Task goal
Gather all lines in the entries below that include the word "this".

Data listing
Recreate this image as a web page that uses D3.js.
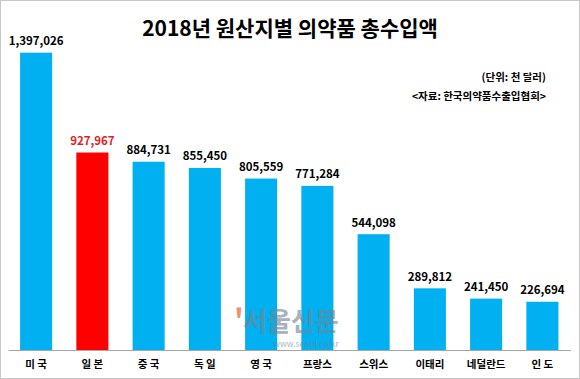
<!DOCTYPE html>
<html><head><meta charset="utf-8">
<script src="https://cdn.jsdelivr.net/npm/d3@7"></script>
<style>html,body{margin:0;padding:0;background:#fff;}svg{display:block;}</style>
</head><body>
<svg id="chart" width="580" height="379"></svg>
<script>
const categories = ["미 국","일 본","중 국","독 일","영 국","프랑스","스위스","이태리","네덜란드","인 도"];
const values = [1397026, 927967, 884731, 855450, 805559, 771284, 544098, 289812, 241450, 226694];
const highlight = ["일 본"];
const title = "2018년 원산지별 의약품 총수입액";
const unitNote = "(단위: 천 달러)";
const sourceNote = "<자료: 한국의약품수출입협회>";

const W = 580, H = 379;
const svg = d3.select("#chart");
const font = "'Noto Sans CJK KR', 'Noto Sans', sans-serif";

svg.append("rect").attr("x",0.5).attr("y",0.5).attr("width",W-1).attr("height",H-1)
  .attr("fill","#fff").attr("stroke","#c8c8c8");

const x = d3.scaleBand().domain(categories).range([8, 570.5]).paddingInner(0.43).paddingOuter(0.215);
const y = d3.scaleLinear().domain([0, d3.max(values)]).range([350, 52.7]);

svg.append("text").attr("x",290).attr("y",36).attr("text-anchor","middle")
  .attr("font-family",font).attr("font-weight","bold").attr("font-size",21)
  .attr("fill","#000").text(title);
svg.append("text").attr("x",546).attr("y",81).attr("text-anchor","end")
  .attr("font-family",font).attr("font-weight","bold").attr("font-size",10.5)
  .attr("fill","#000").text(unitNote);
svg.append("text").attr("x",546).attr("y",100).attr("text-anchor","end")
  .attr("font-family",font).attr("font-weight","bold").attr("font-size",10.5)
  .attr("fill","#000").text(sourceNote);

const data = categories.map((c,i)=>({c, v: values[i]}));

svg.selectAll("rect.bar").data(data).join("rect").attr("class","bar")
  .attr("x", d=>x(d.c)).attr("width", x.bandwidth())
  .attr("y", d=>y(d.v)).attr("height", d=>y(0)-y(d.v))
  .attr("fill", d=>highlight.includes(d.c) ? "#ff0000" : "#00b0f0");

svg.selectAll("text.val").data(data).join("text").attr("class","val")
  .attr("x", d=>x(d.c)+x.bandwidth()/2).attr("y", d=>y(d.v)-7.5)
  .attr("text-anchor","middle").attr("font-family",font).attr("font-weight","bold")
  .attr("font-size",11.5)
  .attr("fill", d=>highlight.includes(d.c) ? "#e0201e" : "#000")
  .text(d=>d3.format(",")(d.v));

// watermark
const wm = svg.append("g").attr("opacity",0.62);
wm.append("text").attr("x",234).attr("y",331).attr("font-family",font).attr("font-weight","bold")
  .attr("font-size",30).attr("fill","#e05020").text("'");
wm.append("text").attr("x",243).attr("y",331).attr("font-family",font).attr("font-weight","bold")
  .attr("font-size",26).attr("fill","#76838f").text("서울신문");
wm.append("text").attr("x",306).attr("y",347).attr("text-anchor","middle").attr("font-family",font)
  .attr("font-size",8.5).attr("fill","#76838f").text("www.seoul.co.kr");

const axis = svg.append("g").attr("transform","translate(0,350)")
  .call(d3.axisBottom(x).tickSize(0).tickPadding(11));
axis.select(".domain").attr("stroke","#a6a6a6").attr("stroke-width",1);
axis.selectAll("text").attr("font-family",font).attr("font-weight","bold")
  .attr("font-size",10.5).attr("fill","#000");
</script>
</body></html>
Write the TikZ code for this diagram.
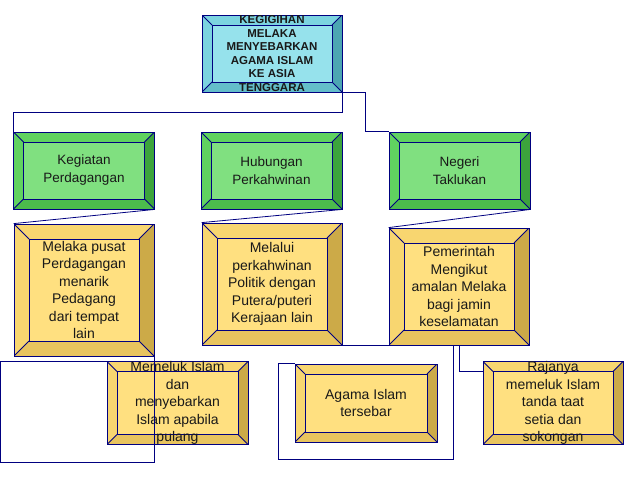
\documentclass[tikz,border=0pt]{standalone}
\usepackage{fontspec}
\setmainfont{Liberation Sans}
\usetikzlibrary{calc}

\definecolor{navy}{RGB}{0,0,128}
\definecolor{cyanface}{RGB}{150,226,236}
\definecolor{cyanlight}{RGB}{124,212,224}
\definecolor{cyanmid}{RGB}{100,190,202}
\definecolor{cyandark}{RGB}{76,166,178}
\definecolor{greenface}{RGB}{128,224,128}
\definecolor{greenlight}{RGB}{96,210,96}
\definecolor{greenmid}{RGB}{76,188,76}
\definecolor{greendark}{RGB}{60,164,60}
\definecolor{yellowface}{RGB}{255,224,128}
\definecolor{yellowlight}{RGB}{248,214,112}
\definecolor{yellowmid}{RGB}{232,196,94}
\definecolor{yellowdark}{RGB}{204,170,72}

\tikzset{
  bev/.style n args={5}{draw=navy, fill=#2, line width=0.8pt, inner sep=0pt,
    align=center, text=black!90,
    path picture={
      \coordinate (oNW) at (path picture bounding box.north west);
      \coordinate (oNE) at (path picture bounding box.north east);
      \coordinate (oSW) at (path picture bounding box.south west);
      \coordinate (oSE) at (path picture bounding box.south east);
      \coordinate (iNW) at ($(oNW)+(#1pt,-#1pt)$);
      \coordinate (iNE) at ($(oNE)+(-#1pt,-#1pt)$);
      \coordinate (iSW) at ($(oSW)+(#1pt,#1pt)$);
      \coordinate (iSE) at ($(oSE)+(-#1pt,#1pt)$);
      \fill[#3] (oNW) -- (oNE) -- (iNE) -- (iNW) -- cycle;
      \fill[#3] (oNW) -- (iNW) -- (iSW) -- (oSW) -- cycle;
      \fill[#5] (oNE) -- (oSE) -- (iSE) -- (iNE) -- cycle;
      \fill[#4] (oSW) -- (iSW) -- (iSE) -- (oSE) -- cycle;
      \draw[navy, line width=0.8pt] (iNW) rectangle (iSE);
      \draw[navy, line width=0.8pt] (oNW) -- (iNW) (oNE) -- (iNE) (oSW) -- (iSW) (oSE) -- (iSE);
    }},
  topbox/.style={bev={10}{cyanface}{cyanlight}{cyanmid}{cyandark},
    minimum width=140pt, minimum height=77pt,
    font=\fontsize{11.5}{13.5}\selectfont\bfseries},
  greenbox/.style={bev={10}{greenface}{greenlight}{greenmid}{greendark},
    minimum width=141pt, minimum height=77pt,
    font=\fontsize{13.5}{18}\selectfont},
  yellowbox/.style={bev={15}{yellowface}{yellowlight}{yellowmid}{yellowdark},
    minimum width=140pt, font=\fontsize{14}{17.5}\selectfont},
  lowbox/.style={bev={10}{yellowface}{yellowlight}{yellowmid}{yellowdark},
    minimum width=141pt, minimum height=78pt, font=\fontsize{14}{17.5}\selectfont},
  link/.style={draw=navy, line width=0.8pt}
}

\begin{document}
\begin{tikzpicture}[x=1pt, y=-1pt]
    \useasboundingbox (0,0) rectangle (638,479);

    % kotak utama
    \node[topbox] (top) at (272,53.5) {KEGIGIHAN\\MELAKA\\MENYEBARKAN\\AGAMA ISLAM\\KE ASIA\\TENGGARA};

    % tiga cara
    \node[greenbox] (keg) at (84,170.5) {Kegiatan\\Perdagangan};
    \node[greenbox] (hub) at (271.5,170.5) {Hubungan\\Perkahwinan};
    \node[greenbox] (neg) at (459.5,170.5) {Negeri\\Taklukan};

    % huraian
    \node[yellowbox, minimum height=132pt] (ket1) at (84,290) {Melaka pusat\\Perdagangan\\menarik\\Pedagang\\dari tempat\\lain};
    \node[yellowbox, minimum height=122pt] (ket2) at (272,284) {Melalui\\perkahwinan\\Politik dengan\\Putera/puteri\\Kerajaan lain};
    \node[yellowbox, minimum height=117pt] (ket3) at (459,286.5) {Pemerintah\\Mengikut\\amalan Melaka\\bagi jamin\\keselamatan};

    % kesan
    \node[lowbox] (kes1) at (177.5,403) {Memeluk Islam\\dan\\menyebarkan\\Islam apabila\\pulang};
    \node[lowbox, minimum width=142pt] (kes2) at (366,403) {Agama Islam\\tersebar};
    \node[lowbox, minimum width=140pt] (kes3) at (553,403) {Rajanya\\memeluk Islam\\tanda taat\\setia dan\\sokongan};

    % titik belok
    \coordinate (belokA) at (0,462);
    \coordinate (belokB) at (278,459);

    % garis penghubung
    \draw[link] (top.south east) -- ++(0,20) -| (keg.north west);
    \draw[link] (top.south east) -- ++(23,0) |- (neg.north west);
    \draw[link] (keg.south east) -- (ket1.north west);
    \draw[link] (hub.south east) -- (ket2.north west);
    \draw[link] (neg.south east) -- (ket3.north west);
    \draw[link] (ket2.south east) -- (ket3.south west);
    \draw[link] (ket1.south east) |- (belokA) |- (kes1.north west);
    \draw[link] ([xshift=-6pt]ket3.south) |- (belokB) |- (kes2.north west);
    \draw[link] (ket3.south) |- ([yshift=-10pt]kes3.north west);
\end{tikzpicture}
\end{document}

Full answer
Recreate this image as a web page that uses D3.js.
Write the TikZ code for this diagram.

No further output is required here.